Unos días después del asesinato de Luis Donaldo Colosio, los gobernadores priístas salieron en un autobús de la casa de Manlio Fabio Beltrones. Se dirigían a Los Pinos, donde los recibió el presidente Carlos Salinas.
En un salón de la residencia, Beltrones mostró a sus colegas un video en el que Colosio hacía comentarios muy elogiosos sobre Ernesto Zedillo, coordinador de su campaña.
Beltrones dijo que era el hombre ideal para relevar a Colosio, pese a que entre los colaboradores del sonorense se sabía que transcurridos dos meses de campaña, el sonorense ya no se expresaba muy bien de Zedillo y su gente.
En el salón se hizo un breve silencio. Los gobernadores asintieron. Respaldaron la propuesta de Beltrones. Todos excepto uno: Jesús Murillo Karam.
–Señor Presidente – le dijo Murillo a Salinas– con todo respeto esta situación merece un ejercicio de reflexión mucho más profundo que esto, antes de alcanzar una decisión tan grave.
Este episodio es útil para revisar en contexto la actuación de Murillo en Ayotzinapa: ¿Cómo fue que Murillo decidió –o aceptó– proclamar la verdad histórica sobre la desaparición de los normalistas? ¿Es lógico que un político con su formación y un abogado con su trayectoria decidiera cerrar con esa declaratoria una investigación repleta de dudas, así como sospechosos e insuficientes elementos de prueba? ¿Murillo tenía el control de la investigación?

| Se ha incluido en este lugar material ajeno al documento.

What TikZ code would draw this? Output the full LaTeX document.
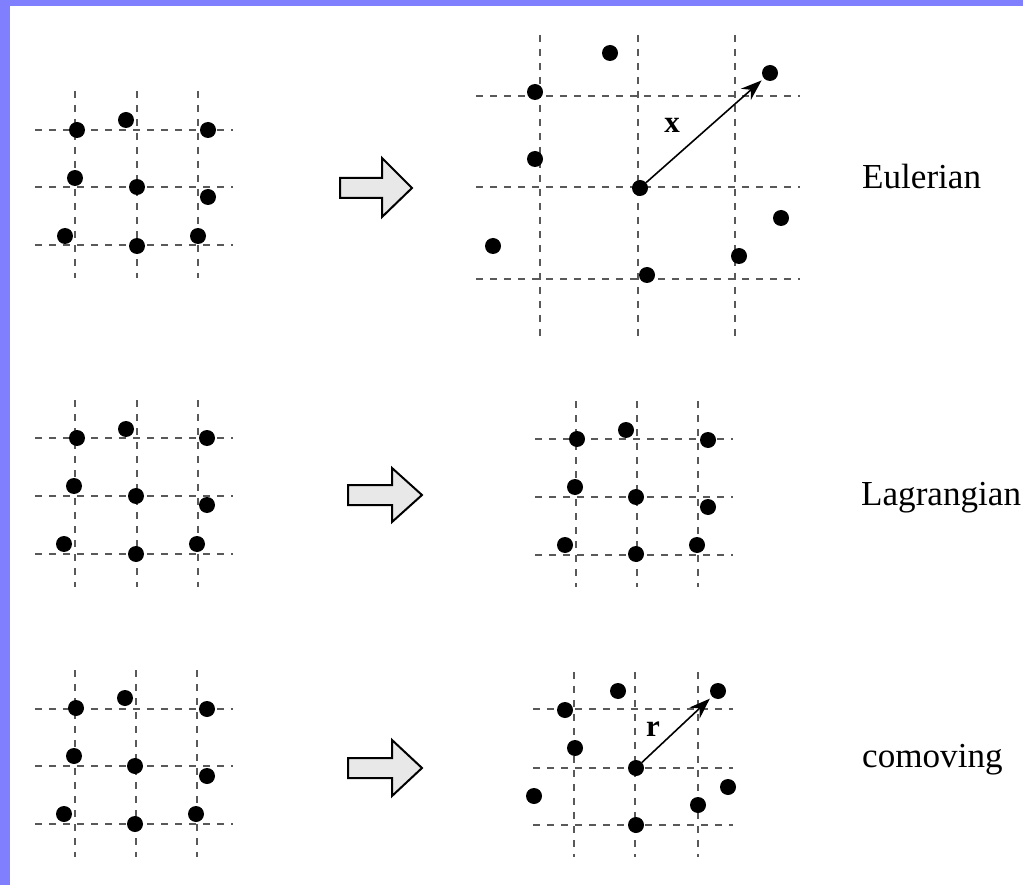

Estas preguntas cobran relevancia ante el surgimiento de un segundo arco narrativo esencial en Ayotzinapa, vinculado de manera indiscutible a Tomás Zerón, jefe de la Unidad de Investigación Criminal de la PGR.
La aparición de Zerón en escena es muy significativa porque hasta antes de que sucediera, las conclusiones de la PGR y del Grupo Interdisciplinario de Expertos Independientes (GIEI) representaban un duelo de versiones y declaraciones que, en mayor o menor medida, no se respaldaban en pruebas y elementos verificables.
Hasta que Zerón apareció en la investigación hace unos días, ligado a evidencias de tortura de 17 detenidos y una serie de elementos inéditos.
Si se dudaba que la investigación había sido manipulada desde el principio, ahora existen elementos para documentarlo, elementos surgidos de la actuación de Zerón: su declaración –en respuesta a un video presentado por el GIEI– de que el 28 de octubre estuvo en el Río San Juan para realizar una diligencia que no se encuentra en algún expediente de la investigación, y –quizá peor– la presentación de un video con la intención de documentar esa diligencia.
Esas dos circunstancias tienen contra la pared a la PGR, que no tiene manera de refutar que la diligencia aludida por Zerón no forma parte del expediente, mientras que las investigaciones de la institución en los últimos días apuntan a la edición –alteración, intervención, manipulación– del video presentado por el jefe de la Unidad de Investigación Criminal.
Este viernes, el giro en el caso Ayotzinapa a partir del último informe del GIEI había provocado una crisis en Los Pinos, donde el presidente Peña enfrenta un grave dilema: ordenar a la PGR reconocer la manipulación de pruebas, destituir a Zerón y fincarle cargos, o no removerlo pese a las evidencias para no echar más tierra sobre una de las investigaciones más sucias y cuestionadas en la historia del país.
En este segundo arco narrativo subsisten dos preguntas vitales.
¿A quién o a qué institución se pretendía encubrir y proteger con una investigación que ahora sabemos que ha sido claramente manipulada?
La segunda tiene alcances más complejos: ¿el presidente Peña removerá a Zerón y ordenará restituir la investigación, o no hará nada y correrá el riesgo de que no mañana, sino al terminar su administración, una investigación independiente pudiera apuntar a su responsabilidad por acción u omisión en la investigación de la noche de Iguala?